● Short problem
Transcribe the listing in full, excluding any pictures.

● Information shown

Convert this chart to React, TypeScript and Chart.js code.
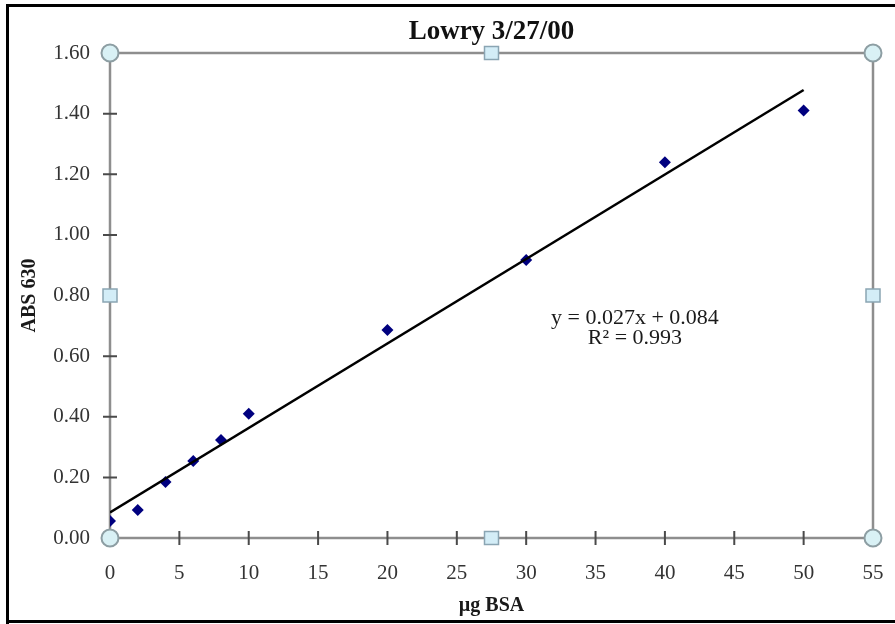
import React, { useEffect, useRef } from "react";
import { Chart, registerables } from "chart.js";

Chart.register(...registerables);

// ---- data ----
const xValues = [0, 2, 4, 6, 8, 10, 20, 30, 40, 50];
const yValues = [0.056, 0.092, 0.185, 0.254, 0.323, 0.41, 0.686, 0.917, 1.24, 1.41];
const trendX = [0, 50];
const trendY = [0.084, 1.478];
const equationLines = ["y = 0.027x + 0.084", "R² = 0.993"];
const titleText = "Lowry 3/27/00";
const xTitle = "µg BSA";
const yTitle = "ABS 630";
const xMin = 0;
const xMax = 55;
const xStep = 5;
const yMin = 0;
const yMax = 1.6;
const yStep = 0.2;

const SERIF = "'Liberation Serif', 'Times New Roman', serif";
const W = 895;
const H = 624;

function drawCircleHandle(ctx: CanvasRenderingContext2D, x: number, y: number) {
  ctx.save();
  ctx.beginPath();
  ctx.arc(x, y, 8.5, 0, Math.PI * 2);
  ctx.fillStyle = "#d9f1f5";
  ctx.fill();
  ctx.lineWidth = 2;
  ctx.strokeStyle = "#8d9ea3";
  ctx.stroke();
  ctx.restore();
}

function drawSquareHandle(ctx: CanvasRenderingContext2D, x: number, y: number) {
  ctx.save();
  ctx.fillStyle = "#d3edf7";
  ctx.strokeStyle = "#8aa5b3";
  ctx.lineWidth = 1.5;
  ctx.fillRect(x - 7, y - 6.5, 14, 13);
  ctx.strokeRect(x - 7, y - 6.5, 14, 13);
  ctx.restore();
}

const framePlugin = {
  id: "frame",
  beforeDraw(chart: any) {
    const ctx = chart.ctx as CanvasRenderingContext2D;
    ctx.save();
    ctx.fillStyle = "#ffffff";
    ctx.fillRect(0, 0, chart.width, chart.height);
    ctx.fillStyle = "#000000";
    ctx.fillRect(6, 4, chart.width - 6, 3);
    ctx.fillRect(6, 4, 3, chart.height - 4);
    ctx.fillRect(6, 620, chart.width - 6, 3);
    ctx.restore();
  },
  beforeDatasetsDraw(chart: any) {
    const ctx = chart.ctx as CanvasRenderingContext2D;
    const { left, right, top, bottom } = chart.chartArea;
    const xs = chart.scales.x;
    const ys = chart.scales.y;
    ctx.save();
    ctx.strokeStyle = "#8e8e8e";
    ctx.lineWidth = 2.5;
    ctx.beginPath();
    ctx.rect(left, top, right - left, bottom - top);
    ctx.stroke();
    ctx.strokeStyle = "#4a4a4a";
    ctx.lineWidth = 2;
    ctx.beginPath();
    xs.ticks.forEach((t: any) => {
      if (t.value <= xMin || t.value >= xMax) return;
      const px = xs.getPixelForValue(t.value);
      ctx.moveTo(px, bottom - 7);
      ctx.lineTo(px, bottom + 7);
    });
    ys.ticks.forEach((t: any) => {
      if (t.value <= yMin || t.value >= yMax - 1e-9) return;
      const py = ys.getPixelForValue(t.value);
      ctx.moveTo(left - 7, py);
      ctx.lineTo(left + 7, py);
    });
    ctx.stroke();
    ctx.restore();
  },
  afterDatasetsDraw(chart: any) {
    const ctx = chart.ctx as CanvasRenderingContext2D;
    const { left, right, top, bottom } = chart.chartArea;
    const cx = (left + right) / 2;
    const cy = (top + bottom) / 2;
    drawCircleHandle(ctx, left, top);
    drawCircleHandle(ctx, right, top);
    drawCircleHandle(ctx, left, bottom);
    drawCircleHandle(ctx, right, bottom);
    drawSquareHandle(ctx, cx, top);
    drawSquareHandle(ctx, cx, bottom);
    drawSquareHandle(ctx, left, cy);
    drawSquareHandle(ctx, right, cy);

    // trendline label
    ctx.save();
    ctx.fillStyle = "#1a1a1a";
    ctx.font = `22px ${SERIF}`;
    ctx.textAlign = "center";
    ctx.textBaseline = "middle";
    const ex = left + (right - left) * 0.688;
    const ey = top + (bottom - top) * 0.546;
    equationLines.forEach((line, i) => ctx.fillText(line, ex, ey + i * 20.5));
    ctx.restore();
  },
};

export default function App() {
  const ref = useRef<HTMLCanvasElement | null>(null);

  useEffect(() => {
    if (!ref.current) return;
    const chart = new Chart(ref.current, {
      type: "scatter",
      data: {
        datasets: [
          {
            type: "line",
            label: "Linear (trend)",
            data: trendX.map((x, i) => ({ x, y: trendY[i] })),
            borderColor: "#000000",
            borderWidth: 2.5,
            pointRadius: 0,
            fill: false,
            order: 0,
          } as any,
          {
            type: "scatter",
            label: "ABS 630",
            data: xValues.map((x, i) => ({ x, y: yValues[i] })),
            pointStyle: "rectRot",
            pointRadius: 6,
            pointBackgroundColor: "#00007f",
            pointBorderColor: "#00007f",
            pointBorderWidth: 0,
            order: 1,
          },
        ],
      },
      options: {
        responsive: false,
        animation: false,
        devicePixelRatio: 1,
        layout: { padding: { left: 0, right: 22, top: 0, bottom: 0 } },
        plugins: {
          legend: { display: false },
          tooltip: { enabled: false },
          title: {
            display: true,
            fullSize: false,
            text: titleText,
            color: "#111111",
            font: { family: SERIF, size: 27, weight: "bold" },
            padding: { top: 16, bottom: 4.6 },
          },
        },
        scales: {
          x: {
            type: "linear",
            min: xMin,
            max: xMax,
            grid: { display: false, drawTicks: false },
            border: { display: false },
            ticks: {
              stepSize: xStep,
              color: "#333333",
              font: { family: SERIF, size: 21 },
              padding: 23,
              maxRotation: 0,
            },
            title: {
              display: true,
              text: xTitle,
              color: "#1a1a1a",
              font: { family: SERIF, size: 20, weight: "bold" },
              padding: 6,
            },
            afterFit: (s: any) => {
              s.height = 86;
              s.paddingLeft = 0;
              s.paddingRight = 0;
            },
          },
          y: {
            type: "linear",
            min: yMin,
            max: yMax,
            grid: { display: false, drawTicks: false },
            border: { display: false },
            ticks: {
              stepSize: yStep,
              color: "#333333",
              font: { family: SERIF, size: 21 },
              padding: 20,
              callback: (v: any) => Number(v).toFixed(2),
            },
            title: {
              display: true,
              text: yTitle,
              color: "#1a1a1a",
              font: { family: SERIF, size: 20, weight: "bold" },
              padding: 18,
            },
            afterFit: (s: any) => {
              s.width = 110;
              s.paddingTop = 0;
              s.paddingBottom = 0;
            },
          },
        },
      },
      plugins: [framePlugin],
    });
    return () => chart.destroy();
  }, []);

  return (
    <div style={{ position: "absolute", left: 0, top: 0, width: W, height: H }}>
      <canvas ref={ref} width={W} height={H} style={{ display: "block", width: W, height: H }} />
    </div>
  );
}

● Full solution
Convert this chart to React, TypeScript and Chart.js code.
import React, { useEffect, useRef } from "react";
import { Chart, registerables } from "chart.js";

Chart.register(...registerables);

// ---- data ----
const xValues = [0, 2, 4, 6, 8, 10, 20, 30, 40, 50];
const yValues = [0.056, 0.092, 0.185, 0.254, 0.323, 0.41, 0.686, 0.917, 1.24, 1.41];
const trendX = [0, 50];
const trendY = [0.084, 1.478];
const equationLines = ["y = 0.027x + 0.084", "R² = 0.993"];
const titleText = "Lowry 3/27/00";
const xTitle = "µg BSA";
const yTitle = "ABS 630";
const xMin = 0;
const xMax = 55;
const xStep = 5;
const yMin = 0;
const yMax = 1.6;
const yStep = 0.2;

const SERIF = "'Liberation Serif', 'Times New Roman', serif";
const W = 895;
const H = 624;

function drawCircleHandle(ctx: CanvasRenderingContext2D, x: number, y: number) {
  ctx.save();
  ctx.beginPath();
  ctx.arc(x, y, 8.5, 0, Math.PI * 2);
  ctx.fillStyle = "#d9f1f5";
  ctx.fill();
  ctx.lineWidth = 2;
  ctx.strokeStyle = "#8d9ea3";
  ctx.stroke();
  ctx.restore();
}

function drawSquareHandle(ctx: CanvasRenderingContext2D, x: number, y: number) {
  ctx.save();
  ctx.fillStyle = "#d3edf7";
  ctx.strokeStyle = "#8aa5b3";
  ctx.lineWidth = 1.5;
  ctx.fillRect(x - 7, y - 6.5, 14, 13);
  ctx.strokeRect(x - 7, y - 6.5, 14, 13);
  ctx.restore();
}

const framePlugin = {
  id: "frame",
  beforeDraw(chart: any) {
    const ctx = chart.ctx as CanvasRenderingContext2D;
    ctx.save();
    ctx.fillStyle = "#ffffff";
    ctx.fillRect(0, 0, chart.width, chart.height);
    ctx.fillStyle = "#000000";
    ctx.fillRect(6, 4, chart.width - 6, 3);
    ctx.fillRect(6, 4, 3, chart.height - 4);
    ctx.fillRect(6, 620, chart.width - 6, 3);
    ctx.restore();
  },
  beforeDatasetsDraw(chart: any) {
    const ctx = chart.ctx as CanvasRenderingContext2D;
    const { left, right, top, bottom } = chart.chartArea;
    const xs = chart.scales.x;
    const ys = chart.scales.y;
    ctx.save();
    ctx.strokeStyle = "#8e8e8e";
    ctx.lineWidth = 2.5;
    ctx.beginPath();
    ctx.rect(left, top, right - left, bottom - top);
    ctx.stroke();
    ctx.strokeStyle = "#4a4a4a";
    ctx.lineWidth = 2;
    ctx.beginPath();
    xs.ticks.forEach((t: any) => {
      if (t.value <= xMin || t.value >= xMax) return;
      const px = xs.getPixelForValue(t.value);
      ctx.moveTo(px, bottom - 7);
      ctx.lineTo(px, bottom + 7);
    });
    ys.ticks.forEach((t: any) => {
      if (t.value <= yMin || t.value >= yMax - 1e-9) return;
      const py = ys.getPixelForValue(t.value);
      ctx.moveTo(left - 7, py);
      ctx.lineTo(left + 7, py);
    });
    ctx.stroke();
    ctx.restore();
  },
  afterDatasetsDraw(chart: any) {
    const ctx = chart.ctx as CanvasRenderingContext2D;
    const { left, right, top, bottom } = chart.chartArea;
    const cx = (left + right) / 2;
    const cy = (top + bottom) / 2;
    drawCircleHandle(ctx, left, top);
    drawCircleHandle(ctx, right, top);
    drawCircleHandle(ctx, left, bottom);
    drawCircleHandle(ctx, right, bottom);
    drawSquareHandle(ctx, cx, top);
    drawSquareHandle(ctx, cx, bottom);
    drawSquareHandle(ctx, left, cy);
    drawSquareHandle(ctx, right, cy);

    // trendline label
    ctx.save();
    ctx.fillStyle = "#1a1a1a";
    ctx.font = `22px ${SERIF}`;
    ctx.textAlign = "center";
    ctx.textBaseline = "middle";
    const ex = left + (right - left) * 0.688;
    const ey = top + (bottom - top) * 0.546;
    equationLines.forEach((line, i) => ctx.fillText(line, ex, ey + i * 20.5));
    ctx.restore();
  },
};

export default function App() {
  const ref = useRef<HTMLCanvasElement | null>(null);

  useEffect(() => {
    if (!ref.current) return;
    const chart = new Chart(ref.current, {
      type: "scatter",
      data: {
        datasets: [
          {
            type: "line",
            label: "Linear (trend)",
            data: trendX.map((x, i) => ({ x, y: trendY[i] })),
            borderColor: "#000000",
            borderWidth: 2.5,
            pointRadius: 0,
            fill: false,
            order: 0,
          } as any,
          {
            type: "scatter",
            label: "ABS 630",
            data: xValues.map((x, i) => ({ x, y: yValues[i] })),
            pointStyle: "rectRot",
            pointRadius: 6,
            pointBackgroundColor: "#00007f",
            pointBorderColor: "#00007f",
            pointBorderWidth: 0,
            order: 1,
          },
        ],
      },
      options: {
        responsive: false,
        animation: false,
        devicePixelRatio: 1,
        layout: { padding: { left: 0, right: 22, top: 0, bottom: 0 } },
        plugins: {
          legend: { display: false },
          tooltip: { enabled: false },
          title: {
            display: true,
            fullSize: false,
            text: titleText,
            color: "#111111",
            font: { family: SERIF, size: 27, weight: "bold" },
            padding: { top: 16, bottom: 4.6 },
          },
        },
        scales: {
          x: {
            type: "linear",
            min: xMin,
            max: xMax,
            grid: { display: false, drawTicks: false },
            border: { display: false },
            ticks: {
              stepSize: xStep,
              color: "#333333",
              font: { family: SERIF, size: 21 },
              padding: 23,
              maxRotation: 0,
            },
            title: {
              display: true,
              text: xTitle,
              color: "#1a1a1a",
              font: { family: SERIF, size: 20, weight: "bold" },
              padding: 6,
            },
            afterFit: (s: any) => {
              s.height = 86;
              s.paddingLeft = 0;
              s.paddingRight = 0;
            },
          },
          y: {
            type: "linear",
            min: yMin,
            max: yMax,
            grid: { display: false, drawTicks: false },
            border: { display: false },
            ticks: {
              stepSize: yStep,
              color: "#333333",
              font: { family: SERIF, size: 21 },
              padding: 20,
              callback: (v: any) => Number(v).toFixed(2),
            },
            title: {
              display: true,
              text: yTitle,
              color: "#1a1a1a",
              font: { family: SERIF, size: 20, weight: "bold" },
              padding: 18,
            },
            afterFit: (s: any) => {
              s.width = 110;
              s.paddingTop = 0;
              s.paddingBottom = 0;
            },
          },
        },
      },
      plugins: [framePlugin],
    });
    return () => chart.destroy();
  }, []);

  return (
    <div style={{ position: "absolute", left: 0, top: 0, width: W, height: H }}>
      <canvas ref={ref} width={W} height={H} style={{ display: "block", width: W, height: H }} />
    </div>
  );
}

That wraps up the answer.